If the previous period $t_{prev}$ is nothing, it is replaced by $t_{last}$.

How does it work?

Consider a case in which the former was in the previous period $t_{prev}$ offline. In this situation, we wil;l have $\texttt{ref\_off\_b}[n_{ref}, t_{prev}] = 1$ while $\texttt{ref\_start\_b}[n_{ref}, t_{prev}] = 0$, $\texttt{ref\_on\_b}[n_{ref}, t_{prev}] = 0$, and $\texttt{ref\_shut\_b}[n_{ref}, t_{prev}] = 0$.

Constraint 1 implies that $\texttt{ref\_start\_b}[n_{ref}, t]$ can be either 0 or 1.
Constraints 2 and 3 enforce that both $\texttt{ref\_on\_b}[n_{ref}, t]$ and $\texttt{ref\_shut\_b}[n_{ref}, t]$ are 0 as the left hand side is 0.
Constraint 4 implies $\texttt{ref\_off\_b}[n_{ref}, t]$ can be either 0 or 1.

As a consequence, we can either remain in the state offline or proceed to the state startup.

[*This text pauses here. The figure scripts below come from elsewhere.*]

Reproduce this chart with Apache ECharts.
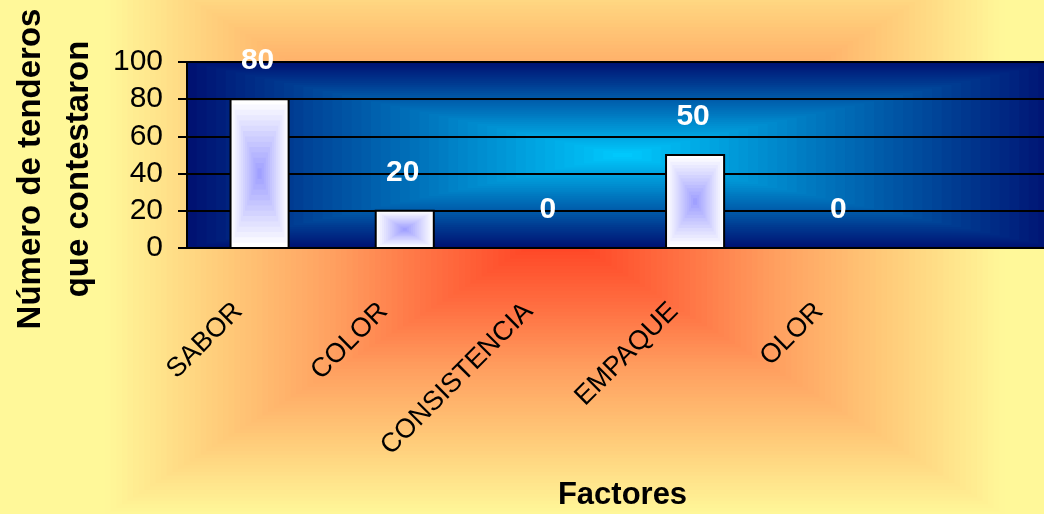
<!DOCTYPE html>
<html>
<head>
<meta charset="utf-8">
<script src="https://cdn.jsdelivr.net/npm/echarts@6/dist/echarts.min.js"></script>
<style>
  html, body { margin: 0; padding: 0; background: #fff899; }
  #main { width: 1044px; height: 514px; }
</style>
</head>
<body>
<div id="main"></div>
<script>
// datos
var categorias = ['SABOR', 'COLOR', 'CONSISTENCIA', 'EMPAQUE', 'OLOR', '']
var valores = [80, 20, 0, 50, 0, null]
var ticksY = [0, 20, 40, 60, 80, 100]

var fuente = '"Liberation Sans", Arial, sans-serif'
var chart = echarts.init(document.getElementById('main'))

// caja del area de trazado (el ultimo hueco queda fuera del lienzo)
var plot = { left: 187, top: 62, width: 871, height: 186 }

function hex2rgb(h) {
  return [parseInt(h.substr(1, 2), 16), parseInt(h.substr(3, 2), 16), parseInt(h.substr(5, 2), 16)]
}
function mix(a, b, t) {
  var x = hex2rgb(a), y = hex2rgb(b)
  return 'rgb(' + x.map(function (c, i) { return Math.round(c + (y[i] - c) * t) }).join(',') + ')'
}
function colorAt(stops, r) {
  for (var i = 1; i < stops.length; i++) {
    if (r <= stops[i][0]) {
      var t = (r - stops[i - 1][0]) / (stops[i][0] - stops[i - 1][0])
      return mix(stops[i - 1][1], stops[i][1], t)
    }
  }
  return stops[stops.length - 1][1]
}
// degradado "rectangular desde el centro" con rectangulos anidados
function rectGradient(cx, cy, hw, hh, stops, n, z) {
  var els = []
  for (var i = 0; i < n; i++) {
    var r = 1 - i / n
    els.push({
      type: 'rect', silent: true, z: z,
      shape: { x: cx - hw * r, y: cy - hh * r, width: 2 * hw * r, height: 2 * hh * r },
      style: { fill: colorAt(stops, r) }
    })
  }
  return els
}

var fondo = rectGradient(555, 230, 450, 285, [
  [0, '#ff3a1e'], [0.3, '#ff7445'], [0.5, '#ffa060'], [0.75, '#ffcc7a'], [1, '#fff799']
], 80, -20)
var areaPlot = rectGradient(plot.left + plot.width / 2, plot.top + plot.height / 2, plot.width / 2, plot.height / 2, [
  [0, '#00ccff'], [1, '#001272']
], 45, -10)

var datos = []
valores.forEach(function (v, i) { if (v != null) datos.push([i, v]) })

var option = {
  backgroundColor: '#fff899',
  animation: false,
  textStyle: { fontFamily: fuente },
  graphic: { elements: fondo.concat(areaPlot) },
  grid: {
    left: plot.left, top: plot.top, width: plot.width, height: plot.height,
    outerBoundsMode: 'none',
    show: true, backgroundColor: 'transparent', borderColor: '#808080', borderWidth: 2
  },
  xAxis: {
    type: 'category',
    data: categorias,
    axisLine: { lineStyle: { color: '#000', width: 2 } },
    axisTick: { length: 10, lineStyle: { color: '#000', width: 2 } },
    axisLabel: {
      rotate: 45, interval: 0, color: '#000', fontSize: 27, fontFamily: fuente,
      margin: 38, padding: [0, 30, 0, 0]
    },
    splitLine: { show: false },
    name: 'Factores',
    nameLocation: 'middle',
    nameGap: 232,
    nameMoveOverlap: false,
    nameTextStyle: { color: '#000', fontSize: 31, fontWeight: 'bold', fontFamily: fuente }
  },
  yAxis: {
    type: 'value',
    min: ticksY[0],
    max: ticksY[ticksY.length - 1],
    interval: ticksY[1] - ticksY[0],
    axisLine: { show: true, lineStyle: { color: '#000', width: 2 } },
    axisTick: { show: true, length: 9, lineStyle: { color: '#000', width: 2 } },
    axisLabel: { color: '#000', fontSize: 30, fontFamily: fuente, margin: 24 },
    splitLine: { lineStyle: { color: '#000', width: 2 } },
    name: 'Número de tenderos\nque contestaron',
    nameLocation: 'middle',
    nameRotate: 90,
    nameGap: 84,
    nameMoveOverlap: false,
    nameTextStyle: {
      color: '#000', fontSize: 33, fontWeight: 'bold', fontFamily: fuente,
      lineHeight: 48, padding: [0, 28, 0, 0]
    }
  },
  series: [
    {
      type: 'custom',
      data: datos,
      encode: { x: 0, y: 1 },
      renderItem: function (params, api) {
        var v = api.value(1)
        var base = api.coord([api.value(0), 0])
        var tope = api.coord([api.value(0), v])
        var w = api.size([1, 0])[0] * 0.4
        var h = base[1] - tope[1]
        var x = tope[0] - w / 2
        var hijos = []
        if (h > 0) {
          var n = 14
          for (var i = 0; i < n; i++) {
            var t = i / n
            hijos.push({
              type: 'rect',
              shape: { x: x + t * w / 2, y: tope[1] + t * h / 2, width: w * (1 - t), height: h * (1 - t) },
              style: { fill: mix('#ffffff', '#9999ff', t) }
            })
          }
          hijos.push({
            type: 'rect',
            shape: { x: x, y: tope[1], width: w, height: h },
            style: { fill: 'none', stroke: '#000', lineWidth: 2 }
          })
        }
        hijos.push({
          type: 'text',
          style: {
            text: String(v), x: tope[0] - 2, y: tope[1] - 38,
            fill: '#fff', font: 'bold 30px ' + fuente,
            align: 'center', verticalAlign: 'middle'
          }
        })
        return { type: 'group', children: hijos }
      }
    }
  ]
}
chart.setOption(option)
</script>
</body>
</html>
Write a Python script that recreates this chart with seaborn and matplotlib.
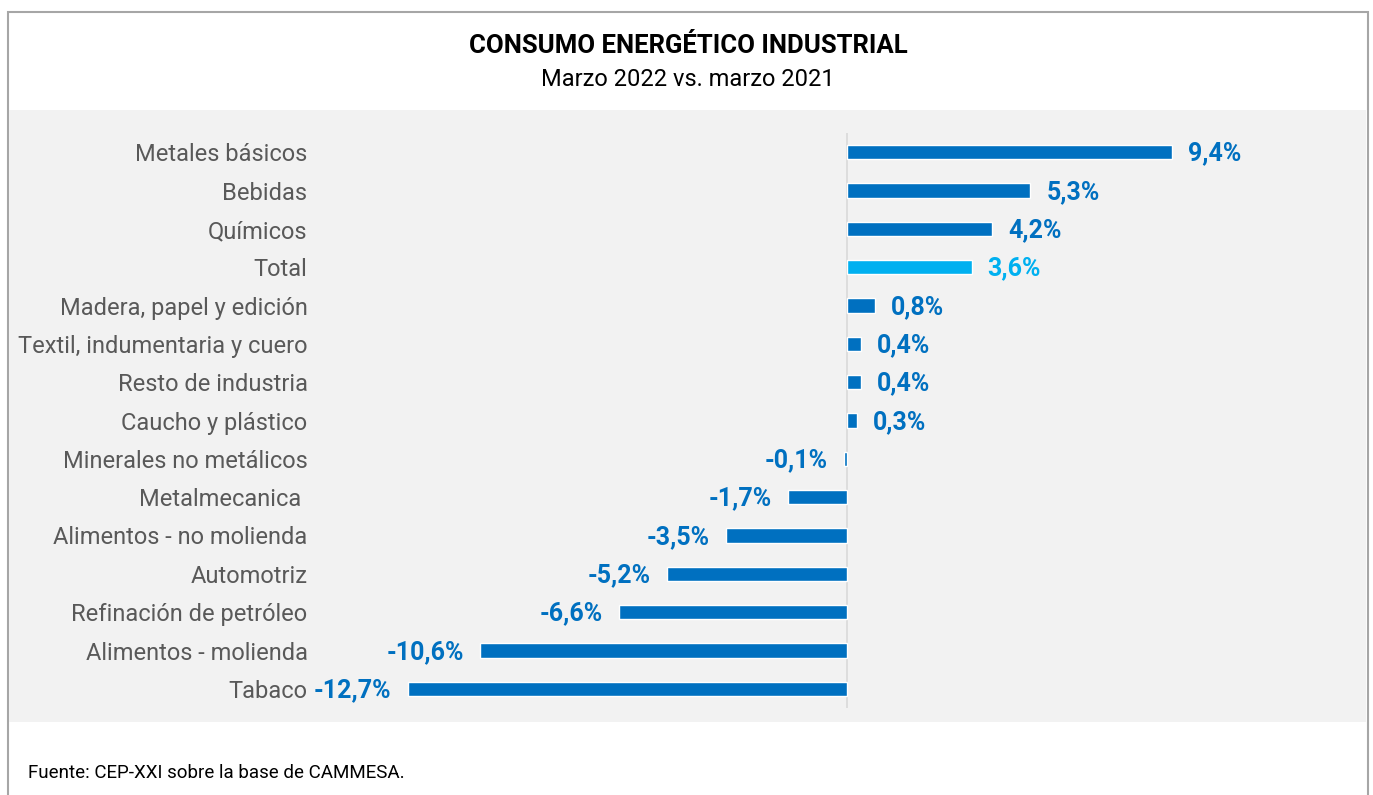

The function constraints_state_time_iter utlizes the same iteration approach as the function constraints_state_seq_iter. However, we calculate the the constraints within the function when the operatioanl time structure is given as SimpleTimes. The implementation can utilize different lengths within each state as well as variations in the duration of operational periods. This is achieved through the function TimeStruct.chunk_duration which provides an iterator of time chuncks of at least a given duration.

The constraints are cyclic constraints which utilize the function zip to obtain a combined iterator of the individual chunk_duration iterators and the current operational period.

This approach is best explained with an example in which we want to force the model to be at least $time\_startup$ in the startup state: Consider an operational period $t$, its previous operator $t_{prev}$, and the chunck $t_{next, start}$ which corresponds to an iterator for the next $n$ operational periods so that the duration of the iterator including the operational period $t$ is at least as large as the provided value $time\_startup$.

The constraint is then given as

\[\begin{aligned} \sum_{\theta \in t_{next, start}}& \texttt{ref\_start\_b}[m_{ref}, \theta] \geq \\ & time\_startup(n_{ref}, t) \times (\texttt{ref\_start\_b}[m_{ref}, t]-\texttt{ref\_start\_b}[m_{ref}, t_{prev}]) \end{aligned}\]

It enforces in the case of a state change from 0 to 1 between the previous periods $t_{prev}$ and the current period $t$ that the periods following $t$ up to a total duration of $time\_startup$ are also 1.